Based on verifiable listings active in 2026, West Sumba beachfront and clifftop land is asking roughly IDR 22–24 million per are (100 m²). Some broker bundles advertise 1-hectare beachfront parcels from approximately USD 95,000 (equivalent to roughly IDR 14–15 million per are at current exchange rates). Inland and East Sumba land is generally cheaper. All figures are asking prices — no public transaction database exists for Sumba, so no independently verified sale price benchmark is available. Verify any figure with at least two current listings before treating it as a market level.
Is West Sumba land really that much cheaper than Bali?
On a per-are basis, yes — West Sumba beachfront asking prices are roughly 3–5x lower than Bali hotspot equivalents (Uluwatu, Pererenan) on a conservative estimate. The promotional figure of 10–20x cheaper is a marketing range without rigorous backing.
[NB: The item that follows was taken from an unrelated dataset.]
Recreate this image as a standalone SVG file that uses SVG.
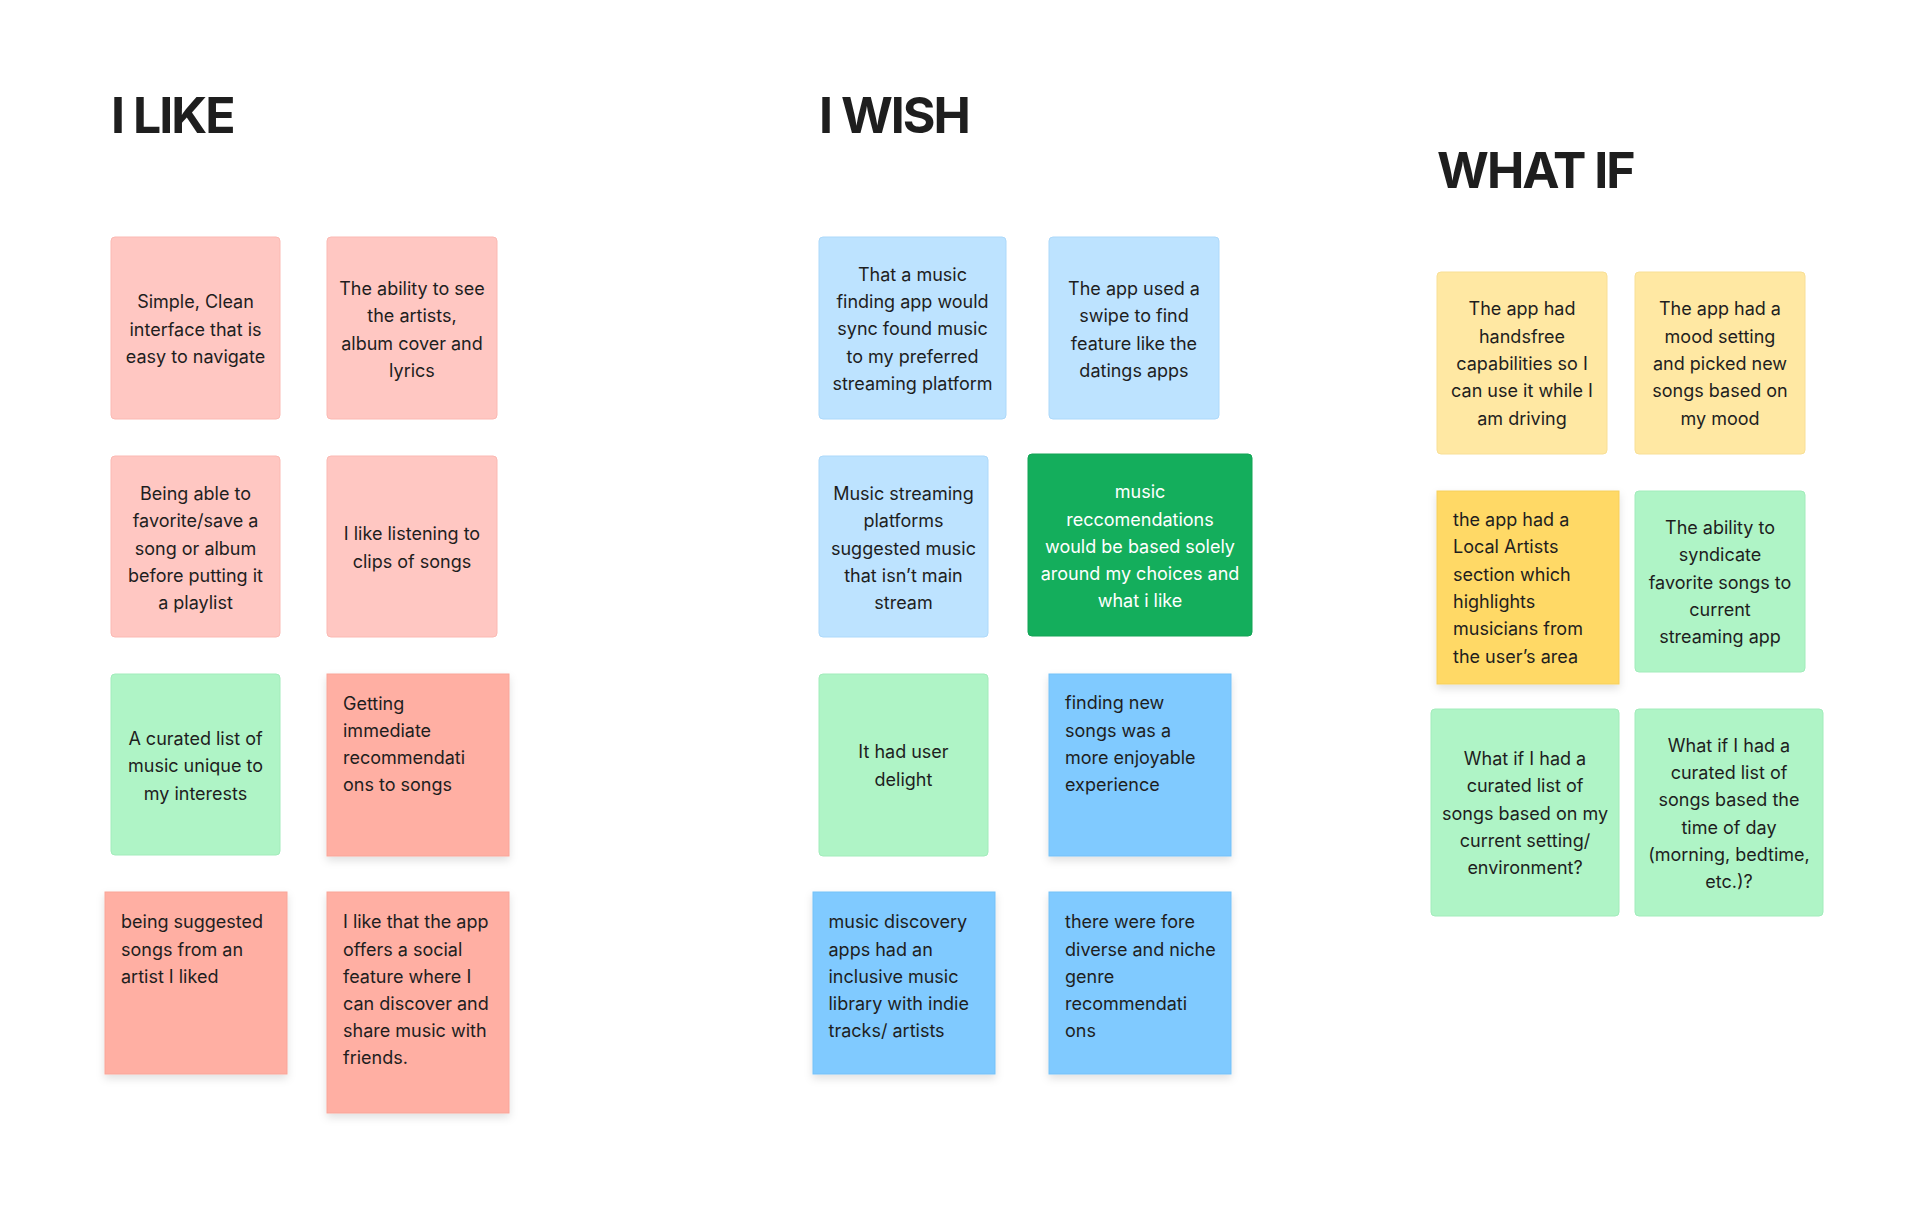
<svg xmlns="http://www.w3.org/2000/svg" width="1920" height="1224" viewBox="0 0 1920 1224">
<defs>
<style>
.title{font-family:Inter,"Liberation Sans",sans-serif;font-weight:700;font-size:50px;fill:#1e1e1e;letter-spacing:-2px}
.t{font-family:Inter,"Liberation Sans",sans-serif;font-size:18px;fill:#1e1e1e}
.c{text-anchor:middle}
.w{fill:#ffffff}
.pink{fill:#ffc7c2;stroke:#fbb9b3;stroke-width:1}
.salmon{fill:#ffafa3;stroke:#f9a598;stroke-width:1}
.lblue{fill:#bde3ff;stroke:#add9fa;stroke-width:1}
.blue{fill:#80caff;stroke:#74c1f8;stroke-width:1}
.lgreen{fill:#aff4c6;stroke:#a2ecbb;stroke-width:1}
.dgreen{fill:#14ae5c;stroke:#12a455;stroke-width:1}
.lyellow{fill:#ffe8a3;stroke:#f8df96;stroke-width:1}
.yellow{fill:#ffd966;stroke:#f6cf5c;stroke-width:1}
</style>
<filter id="sh" x="-20%" y="-20%" width="140%" height="150%">
<feDropShadow dx="0" dy="4" stdDeviation="4" flood-color="#000" flood-opacity="0.12"/>
</filter>
</defs>
<rect width="1920" height="1224" fill="#ffffff"/>

<text class="title" x="111" y="133">I LIKE</text>
<text class="title" x="819" y="133">I WISH</text>
<text class="title" x="1437" y="188">WHAT IF</text>

<g id="like1"><rect class="pink" x="111" y="237" width="169" height="182" rx="4"/>
<text class="t c" x="195.5"><tspan x="195.5" y="308">Simple, Clean</tspan><tspan x="195.5" y="335.5">interface that is</tspan><tspan x="195.5" y="362.5">easy to navigate</tspan></text></g>

<g id="like2"><rect class="pink" x="327" y="237" width="170" height="182" rx="4"/>
<text class="t c"><tspan x="412" y="295">The ability to see</tspan><tspan x="412" y="322.3">the artists,</tspan><tspan x="412" y="349.5">album cover and</tspan><tspan x="412" y="376.5">lyrics</tspan></text></g>

<g id="like3"><rect class="pink" x="111" y="456" width="169" height="181" rx="4"/>
<text class="t c"><tspan x="195.5" y="500">Being able to</tspan><tspan x="195.5" y="527.3">favorite/save a</tspan><tspan x="195.5" y="554.5">song or album</tspan><tspan x="195.5" y="581.7">before putting it</tspan><tspan x="195.5" y="609">a playlist</tspan></text></g>

<g id="like4"><rect class="pink" x="327" y="456" width="170" height="181" rx="4"/>
<text class="t c"><tspan x="412" y="540">I like listening to</tspan><tspan x="412" y="567.5">clips of songs</tspan></text></g>

<g id="like5"><rect class="lgreen" x="111" y="674" width="169" height="181" rx="4"/>
<text class="t c"><tspan x="195.5" y="745">A curated list of</tspan><tspan x="195.5" y="772.3">music unique to</tspan><tspan x="195.5" y="799.5">my interests</tspan></text></g>

<g id="like6"><rect class="salmon" x="327" y="674" width="182" height="182" filter="url(#sh)"/>
<text class="t"><tspan x="343" y="710">Getting</tspan><tspan x="343" y="737">immediate</tspan><tspan x="343" y="764">recommendati</tspan><tspan x="343" y="791">ons to songs</tspan></text></g>

<g id="like7"><rect class="salmon" x="105" y="892" width="182" height="182" filter="url(#sh)"/>
<text class="t"><tspan x="121" y="928.3">being suggested</tspan><tspan x="121" y="955.7">songs from an</tspan><tspan x="121" y="982.7">artist I liked</tspan></text></g>

<g id="like8"><rect class="salmon" x="327" y="892" width="182" height="221" filter="url(#sh)"/>
<text class="t"><tspan x="343" y="928.3">I like that the app</tspan><tspan x="343" y="955.7">offers a social</tspan><tspan x="343" y="982.7">feature where I</tspan><tspan x="343" y="1010">can discover and</tspan><tspan x="343" y="1037.3">share music with</tspan><tspan x="343" y="1064.3">friends.</tspan></text></g>

<g id="wish1"><rect class="lblue" x="819" y="237" width="187" height="182" rx="4"/>
<text class="t c"><tspan x="912.5" y="280.7">That a music</tspan><tspan x="912.5" y="308.3">finding app would</tspan><tspan x="912.5" y="335.3">sync found music</tspan><tspan x="912.5" y="362.7">to my preferred</tspan><tspan x="912.5" y="390">streaming platform</tspan></text></g>

<g id="wish2"><rect class="lblue" x="1049" y="237" width="170" height="182" rx="4"/>
<text class="t c"><tspan x="1134" y="295">The app used a</tspan><tspan x="1134" y="322.3">swipe to find</tspan><tspan x="1134" y="349.5">feature like the</tspan><tspan x="1134" y="376.5">datings apps</tspan></text></g>

<g id="wish3"><rect class="lblue" x="819" y="456" width="169" height="181" rx="4"/>
<text class="t c"><tspan x="903.5" y="500">Music streaming</tspan><tspan x="903.5" y="527.3">platforms</tspan><tspan x="903.5" y="554.5">suggested music</tspan><tspan x="903.5" y="581.7">that isn’t main</tspan><tspan x="903.5" y="609">stream</tspan></text></g>

<g id="wish4"><rect class="dgreen" x="1028" y="454" width="224" height="182" rx="4"/>
<text class="t c w"><tspan x="1140" y="498.3">music</tspan><tspan x="1140" y="525.7">reccomendations</tspan><tspan x="1140" y="552.7">would be based solely</tspan><tspan x="1140" y="580">around my choices and</tspan><tspan x="1140" y="607">what i like</tspan></text></g>

<g id="wish5"><rect class="lgreen" x="819" y="674" width="169" height="182" rx="4"/>
<text class="t c"><tspan x="903.5" y="758.3">It had user</tspan><tspan x="903.5" y="785.7">delight</tspan></text></g>

<g id="wish6"><rect class="blue" x="1049" y="674" width="182" height="182" filter="url(#sh)"/>
<text class="t"><tspan x="1065" y="709.3">finding new</tspan><tspan x="1065" y="736.7">songs was a</tspan><tspan x="1065" y="764">more enjoyable</tspan><tspan x="1065" y="791">experience</tspan></text></g>

<g id="wish7"><rect class="blue" x="813" y="892" width="182" height="182" filter="url(#sh)"/>
<text class="t"><tspan x="828.5" y="928.3">music discovery</tspan><tspan x="828.5" y="955.7">apps had an</tspan><tspan x="828.5" y="982.7">inclusive music</tspan><tspan x="828.5" y="1010">library with indie</tspan><tspan x="828.5" y="1037.3">tracks/ artists</tspan></text></g>

<g id="wish8"><rect class="blue" x="1049" y="892" width="182" height="182" filter="url(#sh)"/>
<text class="t"><tspan x="1065" y="928.3">there were fore</tspan><tspan x="1065" y="955.7">diverse and niche</tspan><tspan x="1065" y="982.7">genre</tspan><tspan x="1065" y="1010">recommendati</tspan><tspan x="1065" y="1037.3">ons</tspan></text></g>

<g id="whatif1"><rect class="lyellow" x="1437" y="272" width="170" height="182" rx="4"/>
<text class="t c"><tspan x="1522" y="315">The app had</tspan><tspan x="1522" y="342.7">handsfree</tspan><tspan x="1522" y="370">capabilities so I</tspan><tspan x="1522" y="397.3">can use it while I</tspan><tspan x="1522" y="424.7">am driving</tspan></text></g>

<g id="whatif2"><rect class="lyellow" x="1635" y="272" width="170" height="182" rx="4"/>
<text class="t c"><tspan x="1720" y="315">The app had a</tspan><tspan x="1720" y="342.7">mood setting</tspan><tspan x="1720" y="370">and picked new</tspan><tspan x="1720" y="397.3">songs based on</tspan><tspan x="1720" y="424.7">my mood</tspan></text></g>

<g id="whatif3"><rect class="yellow" x="1437" y="491" width="182" height="193" filter="url(#sh)"/>
<text class="t"><tspan x="1453" y="526">the app had a</tspan><tspan x="1453" y="553.3">Local Artists</tspan><tspan x="1453" y="580.7">section which</tspan><tspan x="1453" y="608">highlights</tspan><tspan x="1453" y="635.3">musicians from</tspan><tspan x="1453" y="662.7">the user’s area</tspan></text></g>

<g id="whatif4"><rect class="lgreen" x="1635" y="491" width="170" height="181" rx="4"/>
<text class="t c"><tspan x="1720" y="534">The ability to</tspan><tspan x="1720" y="561.3">syndicate</tspan><tspan x="1720" y="588.7">favorite songs to</tspan><tspan x="1720" y="616">current</tspan><tspan x="1720" y="643.3">streaming app</tspan></text></g>

<g id="whatif5"><rect class="lgreen" x="1431" y="709" width="188" height="207" rx="4"/>
<text class="t c"><tspan x="1525" y="765">What if I had a</tspan><tspan x="1525" y="792.3">curated list of</tspan><tspan x="1525" y="819.7">songs based on my</tspan><tspan x="1525" y="847">current setting/</tspan><tspan x="1525" y="874.3">environment?</tspan></text></g>

<g id="whatif6"><rect class="lgreen" x="1635" y="709" width="188" height="207" rx="4"/>
<text class="t c"><tspan x="1729" y="751.7">What if I had a</tspan><tspan x="1729" y="779">curated list of</tspan><tspan x="1729" y="806.3">songs based the</tspan><tspan x="1729" y="833.7">time of day</tspan><tspan x="1729" y="861">(morning, bedtime,</tspan><tspan x="1729" y="888.3">etc.)?</tspan></text></g>

<g id="connectors"></g>
</svg>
The more important question is what the price difference reflects: Bali’s premium includes established tourism volume, rental infrastructure, legal precedent, and exit liquidity. Sumba’s discount reflects the absence of most of those things. Price alone is not a sufficient reason to buy.
How much is land in Sumba for a 1-hectare beachfront plot?
Active broker listings market 1-hectare (100-are) West Sumba beachfront plots from approximately USD 95,000, and at least one verifiable near-1-hectare oceanfront listing has been quoted at around USD 130,000 total (IDR 22 million per are), situated about 15 minutes from Tambolaka airport. These are asking prices. Actual transaction prices are private in Indonesia and cannot be independently confirmed. Budget for BPHTB (5% acquisition duty), PPAT fees, due-diligence costs, and — if the parcel lacks access — road construction, which can be substantial in remote coastal terrain.
Why do some Sumba land listings quote very different prices?
The variation is real and reflects genuine heterogeneity in what is being sold: title quality (SHM vs. Letter C vs. informal), access (sealed road vs. footpath), proximity to Nihi Sumba and active surf breaks, view and orientation, West versus East Sumba location, and plot size (per-are prices often compress on larger parcels). One source circulating a figure of IDR 160–400 million per are for Sumba is inconsistent with all live listings we have reviewed and appears to be erroneous — possibly a misprint or a confusion with Bali pricing. Do not use it as a benchmark.
Can foreigners buy land in Sumba?
Foreigners cannot hold Hak Milik (freehold) in Indonesia under the Basic Agrarian Law — this applies in Sumba exactly as it does elsewhere in Indonesia. The practical pathways are: leasehold (Hak Sewa, a private contractual lease, commonly structured at 25–30 years with extension options, not a registered title), Hak Pakai (right-to-use, available to foreign residents with KITAS/KITAP, terms up to around 80 years total under current regulation), or holding via a PT PMA company which can obtain HGB (Hak Guna Bangunan). Each pathway has different legal standing, tax implications, and exit mechanics. Nominee arrangements — placing Hak Milik in an Indonesian citizen’s name for a foreigner’s benefit — are void under Article 26(2) of the Agrarian Law and carry confiscation risk. Consult a licensed Indonesian notaris and legal counsel before structuring any purchase.